Where to begin... There is a mechanistic aspect to the way this is presented, which is not necessarily a bad thing, however, we can think of this in a similar manner to Junger's criticism of Spengler. For Junger, morphology is determined by the ideas rather than the form itself, which means that there is a reactive element within such thinking. Spengler's view was severely limited in time, a product of the age that had already passed, and in later years, beyond his death, Spengler would only be more wrong. Perhaps we could expand this, and say that the rationalist and material historicist approach would follow the same path. Heidegger's "Only a God can save us" becomes a final metaphysical statement.

It is necessary to view being as a telluric quality, as stemming from the form of the age. We cannot read backwards, otherwise the form is determined through its appearance.

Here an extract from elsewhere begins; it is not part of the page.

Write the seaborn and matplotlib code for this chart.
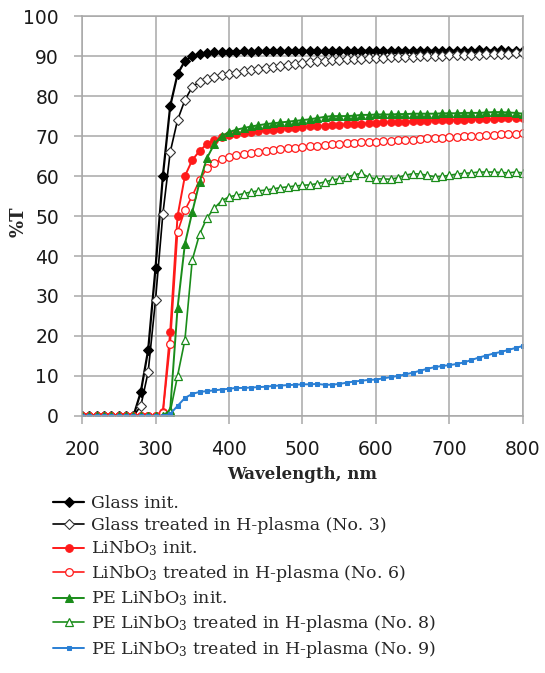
import matplotlib
matplotlib.use("Agg")
import matplotlib.pyplot as plt
import seaborn as sns

sns.set_theme(style="whitegrid")
plt.rcParams["font.family"] = ["DejaVu Sans"]
plt.rcParams["mathtext.fontset"] = "dejavuserif"

# ── data (10 nm steps) ───────────────────────────────────────────────────────
wavelength = list(range(200, 810, 10))

glass_init = [0] * 8 + [
    6, 16.5, 37, 60, 77.5, 85.5, 88.8, 90, 90.5, 90.8, 91, 91, 91.1,
    91.1, 91.2, 91.1, 91.2, 91.2, 91.3, 91.2, 91.3, 91.2, 91.3,
    91.3, 91.2, 91.3, 91.3, 91.4, 91.3, 91.3, 91.4, 91.3, 91.3,
    91.4, 91.3, 91.4, 91.4, 91.3, 91.4, 91.4, 91.3, 91.4, 91.4,
    91.3, 91.4, 91.4, 91.5, 91.4, 91.4, 91.5, 91.4, 91.4, 91.3]

glass_h = [0] * 8 + [
    2.5, 11, 29, 50.5, 66, 74, 79, 82.3, 83.6, 84.3, 84.9, 85.3, 85.6,
    85.9, 86.2, 86.5, 86.8, 87.1, 87.4, 87.6, 87.9, 88.1, 88.3,
    88.5, 88.7, 88.8, 89.0, 89.1, 89.2, 89.3, 89.4, 89.5, 89.6,
    89.6, 89.7, 89.8, 89.8, 89.9, 90.0, 90.0, 90.1, 90.1, 90.2,
    90.2, 90.3, 90.3, 90.4, 90.5, 90.5, 90.6, 90.6, 90.7, 90.8]

ln_init = [0] * 11 + [
    1, 21, 50, 60, 64, 66.3, 68, 69, 69.7, 70.2,
    70.5, 70.8, 71.0, 71.2, 71.4, 71.6, 71.8, 72.0, 72.1, 72.3,
    72.4, 72.5, 72.6, 72.7, 72.8, 72.9, 73.0, 73.1, 73.2, 73.3,
    73.4, 73.5, 73.5, 73.6, 73.7, 73.8, 73.8, 73.9, 74.0, 74.0,
    74.1, 74.1, 74.2, 74.2, 74.3, 74.3, 74.4, 74.4, 74.4, 74.5]

ln_h = [0] * 11 + [
    0.8, 18, 46, 51.5, 55, 59, 62, 63.3, 64.2, 64.8,
    65.2, 65.5, 65.8, 66.0, 66.3, 66.5, 66.7, 66.9, 67.1, 67.3,
    67.5, 67.6, 67.8, 67.9, 68.0, 68.2, 68.3, 68.4, 68.5, 68.6,
    68.7, 68.8, 68.9, 69.0, 69.1, 69.2, 69.4, 69.5, 69.6, 69.7,
    69.8, 69.9, 70.0, 70.1, 70.2, 70.3, 70.4, 70.5, 70.6, 70.8]

pe_init = [0] * 12 + [
    1.5, 27, 43, 51, 58.5, 64.5, 68, 70, 71,
    71.6, 72.0, 72.4, 72.7, 73.0, 73.2, 73.4, 73.6, 73.8, 74.0,
    74.2, 74.5, 74.8, 75.0, 75.0, 75.0, 75.1, 75.3, 75.3, 75.4,
    75.4, 75.4, 75.5, 75.5, 75.6, 75.6, 75.6, 75.6, 75.7, 75.7,
    75.7, 75.8, 75.8, 75.8, 75.9, 76.0, 76.0, 75.9, 75.8, 75.6]

pe_h8 = [0] * 12 + [
    1, 10, 19, 39, 45.5, 49.5, 52, 53.8, 54.8,
    55.2, 55.6, 56.0, 56.3, 56.5, 56.8, 57.1, 57.3, 57.5, 57.7,
    57.8, 58.1, 58.5, 59.0, 59.3, 59.7, 60.3, 60.7, 59.7, 59.3,
    59.3, 59.2, 59.6, 60.2, 60.6, 60.5, 60.2, 59.8, 59.9, 60.2,
    60.5, 60.7, 60.8, 61.0, 61.0, 61.0, 60.9, 60.8, 61.0, 60.8]

pe_h9 = [0] * 12 + [
    0.5, 2.5, 4.5, 5.5, 6.0, 6.2, 6.4, 6.6, 6.8,
    7.0, 7.0, 7.1, 7.2, 7.3, 7.5, 7.6, 7.7, 7.8, 7.9,
    7.9, 8.0, 7.8, 7.8, 8.0, 8.3, 8.6, 8.8, 9.0, 9.1,
    9.4, 9.7, 10.0, 10.4, 10.8, 11.3, 11.8, 12.2, 12.5, 12.7,
    13.0, 13.4, 14.0, 14.6, 15.1, 15.6, 16.0, 16.5, 17.0, 17.5]

labels = [
    "Glass init.",
    "Glass treated in H-plasma (No. 3)",
    "LiNbO$_3$ init.",
    "LiNbO$_3$ treated in H-plasma (No. 6)",
    "PE LiNbO$_3$ init.",
    "PE LiNbO$_3$ treated in H-plasma (No. 8)",
    "PE LiNbO$_3$ treated in H-plasma (No. 9)",
]

RED = "#ff1a1a"
GREEN = "#1a8c1a"
BLUE = "#2a7fd4"
GRID = "#a8a8a8"

styles = [
    (glass_init, dict(color="black", marker="D", ms=5, mfc="black", mec="black", lw=1.6)),
    (glass_h,    dict(color="black", marker="D", ms=5, mfc="white", mec="#333333", mew=0.8, lw=1.2)),
    (ln_init,    dict(color=RED, marker="o", ms=5.5, mfc=RED, mec=RED, lw=1.4)),
    (ln_h,       dict(color=RED, marker="o", ms=5.5, mfc="white", mec=RED, mew=0.9, lw=1.2)),
    (pe_init,    dict(color=GREEN, marker="^", ms=6, mfc=GREEN, mec=GREEN, lw=1.4)),
    (pe_h8,      dict(color=GREEN, marker="^", ms=6, mfc="white", mec=GREEN, mew=0.9, lw=1.2)),
    (pe_h9,      dict(color=BLUE, marker="s", ms=3.5, mfc=BLUE, mec=BLUE, lw=1.4)),
]

fig = plt.figure(figsize=(5.45, 6.73), dpi=100)
ax = fig.add_axes([0.1505, 0.382, 0.809, 0.594])

for (vals, kw), lab in zip(styles, labels):
    sns.lineplot(x=wavelength, y=vals, ax=ax, label=lab, **kw)

ax.set_xlim(200, 800)
ax.set_ylim(0, 100)
ax.set_xticks(range(200, 801, 100))
ax.set_yticks(range(0, 101, 10))
ax.grid(True, color=GRID, lw=1.1)
for sp in ax.spines.values():
    sp.set_color(GRID)
    sp.set_linewidth(1.1)
ax.tick_params(axis="both", which="major", length=5.5, width=1.1, color=GRID,
               labelsize=13.5, labelcolor="#1a1a1a", left=True, bottom=True)
ax.tick_params(axis="x", pad=12)
ax.tick_params(axis="y", pad=11)

ax.set_xlabel("Wavelength, nm", family="DejaVu Serif", weight="bold",
              fontsize=12, labelpad=5)
ax.set_ylabel("%T", family="DejaVu Serif", weight="bold", fontsize=13)
ax.yaxis.set_label_coords(-0.124, 0.485)

handles, labs = ax.get_legend_handles_labels()
ax.get_legend().remove()
fig.legend(handles, labs, loc="upper left", bbox_to_anchor=(0.098, 0.264),
           frameon=False, prop={"family": "DejaVu Serif", "size": 12.5},
           handlelength=1.75, handletextpad=0.4, labelspacing=0.27,
           borderpad=0, borderaxespad=0, numpoints=1)

fig.savefig("out.png", dpi=100)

This is essential to understanding the figure and the type: the worker appears as its instinctual being, but he could also be at war with his own perfection. Both the marxist and liberal reactions clarify this modern refusal of form, the moment of perfection will be worn away if war cannot defeat it.

The peasantry must always be sacrificed by the state, yet its element remains, is even empowered in the process. The type is a husk of the form, hence the violent nature of class as modernity approaches its conclusion. Cronus appears here, the modern law of time. What other class remains with autochtonous qualities in the modern era? If any god remains they are its proof, the unknown soldier by extraction - the greatest victors of the World Wars yet completely unrecognised by history. The farmer-warrior returns to battle with neither crime nor shame; the Hesiodic figure is always victorious, even if his being is unknown to us.